Emotional Balance Plateaus
The Responsive & Reflective Phases
The responsive phase is when a seeker responds to life with new confidence and is inspired to reach for higher goals. If you have the capacity for a new direction, assume life as the true self, and free yourself from self-imposed limitations. If you need to find goals, the reflective phase examines your personal drives and finds new directions.
Meditate and contemplate a new life to enter into healthy attitudes. I am told that only one or two percent ever reach the pinnacle of this plateau. Fortunately, many more visit this regularly. We are all capable of altruism. Even hardcore isolated individuals are aware of their capacity for constructive behavior. It is a part of our humanity.
A capacity for self-determination and the confidence to act with self-assurance are the rewards that such people are endowed with. Some great individuals of my time come to my mind. Lincoln and Washington, Gandhi, and their likes spring to mind, but there are those who acted as role models within a smaller society, who equally belong here.

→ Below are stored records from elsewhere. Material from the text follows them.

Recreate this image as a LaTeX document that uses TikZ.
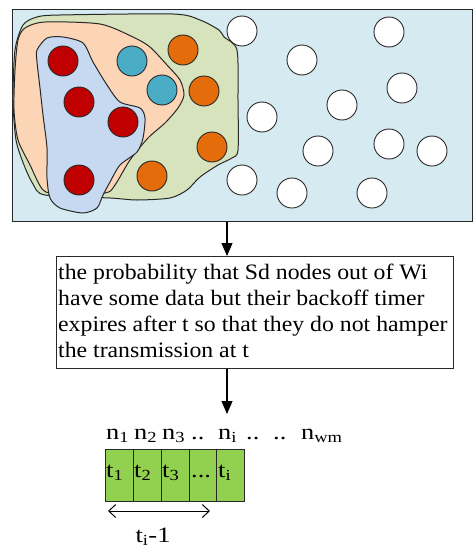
\documentclass[tikz,border=0pt]{standalone}
\usepackage{fontspec}
\setmainfont{Liberation Serif}
\newfontfamily\widefont[FakeStretch=1.08]{Liberation Serif}
\newfontfamily\labelfont[FakeStretch=1.2]{Liberation Serif}
\usetikzlibrary{arrows.meta}
\definecolor{bgblue}{RGB}{214,234,241}
\definecolor{greenblob}{RGB}{214,227,188}
\definecolor{peach}{RGB}{251,213,181}
\definecolor{blueblob}{RGB}{198,217,241}
\definecolor{nodered}{RGB}{192,0,0}
\definecolor{nodeteal}{RGB}{75,172,198}
\definecolor{nodeorange}{RGB}{228,108,10}
\definecolor{cellgreen}{RGB}{146,208,80}
\definecolor{edge}{RGB}{40,40,40}
\begin{document}
\begin{tikzpicture}[x=1pt,y=-1pt,
  blob/.style={draw=edge,line width=1pt},
  dot/.style={circle,draw=edge,line width=0.9pt,minimum size=30pt,inner sep=0pt},
  wdot/.style={dot,fill=white},
  rdot/.style={dot,fill=nodered},
  tdot/.style={dot,fill=nodeteal},
  odot/.style={dot,fill=nodeorange},
  arr/.style={line width=1.1pt,-{Triangle[width=11pt,length=13pt]}},
  cell/.style={draw=edge,fill=cellgreen,line width=0.9pt,minimum width=27.85pt,minimum height=52pt,anchor=north west,inner sep=0pt},
  lbl/.style={anchor=base west,inner sep=0pt,font=\labelfont\fontsize{22}{24}\selectfont}
]
\useasboundingbox (0,0) rectangle (474,549);
% field
\node[draw=edge,fill=bgblue,line width=1.2pt,minimum width=460pt,minimum height=212pt,anchor=north west,inner sep=0pt] (field) at (12,9) {};
% green blob
\path[blob,fill=greenblob] plot[smooth cycle,tension=0.45] coordinates {
 (23,25) (37,17) (60,15) (173,14) (200,20) (219,30) (224,37) (237,50) (238,100) (238,150)
 (232,158) (218,165) (200,177) (187,190) (170,198) (137,200) (110,198) (45,195) (33,184) (24,165) (16,140) (13,100) (15,50)};
% peach blob
\path[blob,fill=peach] plot[smooth cycle,tension=0.45] coordinates {
 (25,28) (45,22) (100,24) (133,37) (150,47) (167,65) (180,80) (184,95) (178,108) (165,123) (148,138) (130,160) (115,185) (105,193) (60,194) (43,190) (30,165) (18,140) (14,110) (15,70) (18,40)};
% blue blob
\path[blob,fill=blueblob] plot[smooth cycle,tension=0.45] coordinates {
 (37,50) (47,38) (63,37) (83,43) (93,62) (107,85) (120,102) (140,108) (145,118) (143,138) (137,152) (120,165) (110,182) (103,195) (97,208) (83,213) (60,208) (50,198) (47,178) (47,148) (43,115) (40,88) (37,62)};
% coloured nodes
\node[rdot] (r1) at (63,61) {};
\node[rdot] (r2) at (79,102) {};
\node[rdot] (r3) at (123,122) {};
\node[rdot] (r4) at (79,180) {};
\node[tdot] (b1) at (132,61) {};
\node[tdot] (b2) at (162,90) {};
\node[odot] (o1) at (183,50) {};
\node[odot] (o2) at (204,91) {};
\node[odot] (o3) at (212,147) {};
\node[odot] (o4) at (152,176) {};
% white nodes
\node[wdot] (w1) at (242,31) {};
\node[wdot] (w2) at (302,60) {};
\node[wdot] (w3) at (389,32) {};
\node[wdot] (w4) at (402,88) {};
\node[wdot] (w5) at (342,105) {};
\node[wdot] (w6) at (262,117) {};
\node[wdot] (w7) at (318,151) {};
\node[wdot] (w8) at (389,144) {};
\node[wdot] (w9) at (432,151) {};
\node[wdot] (w10) at (242,180) {};
\node[wdot] (w11) at (292,193) {};
\node[wdot] (w12) at (372,193) {};
% text box
\node[draw=edge,line width=1pt,anchor=north west,minimum width=397pt,minimum height=112pt,inner sep=0pt] (box) at (56,256) {};
\node[anchor=north west,inner sep=0pt,align=left,font=\widefont\fontsize{22}{26}\selectfont] (txt) at (58,264)
 {the probability that Sd nodes out of Wi\\have some data but their backoff timer\\expires after t so that they do not hamper\\the transmission at t};
\coordinate (ax) at (227,0);
\coordinate (slot) at (227,414);
\draw[arr] (field.south -| ax) -- (box.north -| ax);
\draw[arr] (box.south -| ax) -- (slot);
% slot labels
\node[lbl] (n1) at (106,439) {n\textsubscript{1}};
\node[lbl] (n2) at (134,439) {n\textsubscript{2}};
\node[lbl] (n3) at (162,439) {n\textsubscript{3}};
\node[lbl] (d1) at (191,439) {..};
\node[lbl] (ni) at (218,439) {n\textsubscript{i}};
\node[lbl] (d2) at (246,439) {..};
\node[lbl] (d3) at (273,439) {..};
\node[lbl] (nwm) at (301,439) {n\textsubscript{wm}};
% cells
\node[cell] (c1) at (105,449) {};
\node[cell] (c2) at (132.85,449) {};
\node[cell] (c3) at (160.7,449) {};
\node[cell] (c4) at (188.55,449) {};
\node[cell] (c5) at (216.4,449) {};
\node[lbl] (t1) at (106,477) {t\textsubscript{1}};
\node[lbl] (t2) at (134,477) {t\textsubscript{2}};
\node[lbl] (t3) at (162,477) {t\textsubscript{3}};
\node[lbl] (t4) at (191,477) {...};
\node[lbl] (t5) at (218,477) {t\textsubscript{i}};
% span arrow
\coordinate (sa) at (108,511);
\coordinate (sb) at (210,511);
\draw[line width=1pt,{Straight Barb[length=7pt,width=13pt]}-{Straight Barb[length=7pt,width=13pt]}] (sa) -- (sb);
\node[anchor=base,inner sep=0pt,font=\labelfont\fontsize{22}{24}\selectfont] (span) at (153,542) {t\textsubscript{i}-1};
\end{tikzpicture}
\end{document}
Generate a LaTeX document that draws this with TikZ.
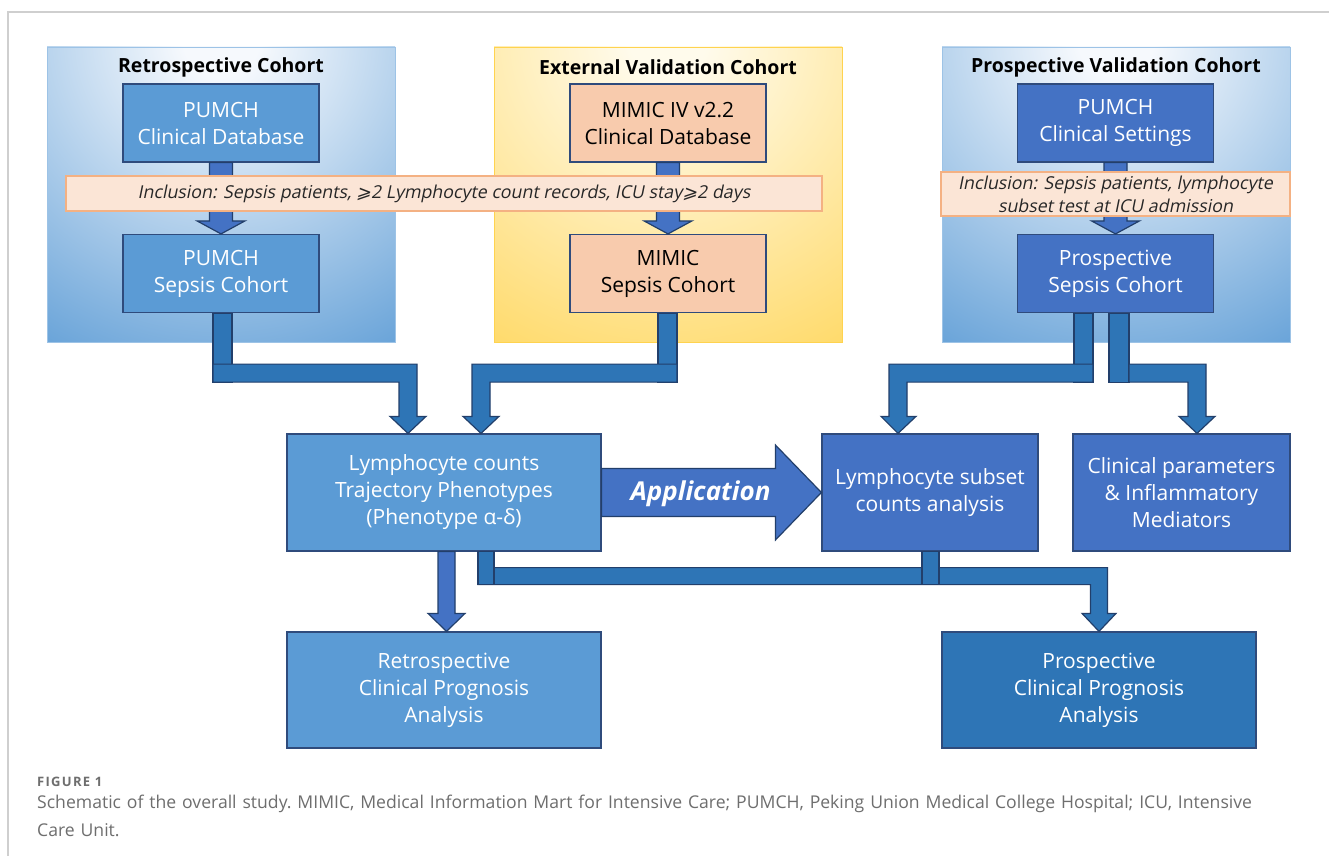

I have some people in my mind, who are human heroes to me, but they very ordinary people to the rest of the society. These people are no social giants. Within our society, these folks are often told to “step aside” by the Ruling Class. (From Chapter 2)
Normal Functioning
The Normal Plateau is where the majority of us live. The main difference in attitude is that normal people talk to one another. They lie a lot and exaggerate and contradict one another. The attitude is more congenial here. We are not sure of ourselves, but we are willing to debate with the best of them. The fear of the outside world is not gone, but we feel safe enough to express an opinion.
I nicknamed this the “Yeah, But!” crowd because we are in an adversarial state of mind, and the noise is worldwide and deafening. A woman says what she knows about the subject at hand, and when she takes a breath someone says, “Yeah, But!” and adds his two cents, followed by a “Yeah, But!” etc. Most of this is about trying to keep up, and from this cacophony somehow, everything gets done.
This plateau is where the maturation process finally takes place. We enter it with a remnant attitude from the low-functioning plateau and transcend the normalcy of it when we enter into a more peaceful place named the high-functioning plateau. The entire trip is human in scope and nature.
Before the Normal plateau, we were incapable of hearing or caring about the rest of the world around us, and after the Normal Plateau, we will be focused solely and unselfishly on helping that world. The process of maturation is wondrous.
In short, maturation is becoming whole to oneself. It is assuming a presupposed role in my society that only I can fill. If I do not take this place, it will remain wanting. If I do assume its function, it will enhance my community.
By ‘Becoming’, I mean, “I have accepted the responsibility of my own existence.” The pivotal role of a mature person. The functional quality of peerage that carries us to the High Functioning Plateau. (From Chapter 2)
The Dysfunctional Plateau
Being ‘dysfunctional’ means that we are out of sync with our society. We do this because we have been reared in a dysfunctional home, where life is a struggle for everyone. Many others are off-balance from having developed habits, addictions, or fixations of sorts, which have altered their focus from developing in a natural way.
Alcohol can do that to people. We can see the on-set of this sort of change of focus in the person who stays at the watering hole longer than the others who dropped by for a drink after work. In other circumstances, we see this same sort of disconnect begin in individuals who blindly strive for success or perfection, where the phrase “The end justifies to means” is bandied about.
The symptoms are not hard to detect. They all involve being fixated on something other than openly sharing one’s life with family and friends as a primary pursuit. Where their pursuit is always a private matter and marks the descent into a dysfunctional need for privacy that can progress into a need for privacy.
The need for secrecy is the doorway to all dysfunctional behavior that separates us from our society and, ultimately, our family and friends. It is the opposite of self-worth because we have to be secretive about our pursuits as opposed to being openly proud of what we do.
Being dysfunctional means that all of our efforts are directed at protecting a cone of isolation, where no one else can be involved because we know they would not agree or understand. The need for privacy comes from within and is protected by sophisticated forms of denial that can adapt to any outside pressure by merely shifting internal convictions as needed. The rules are hers to make or break since they are done in private.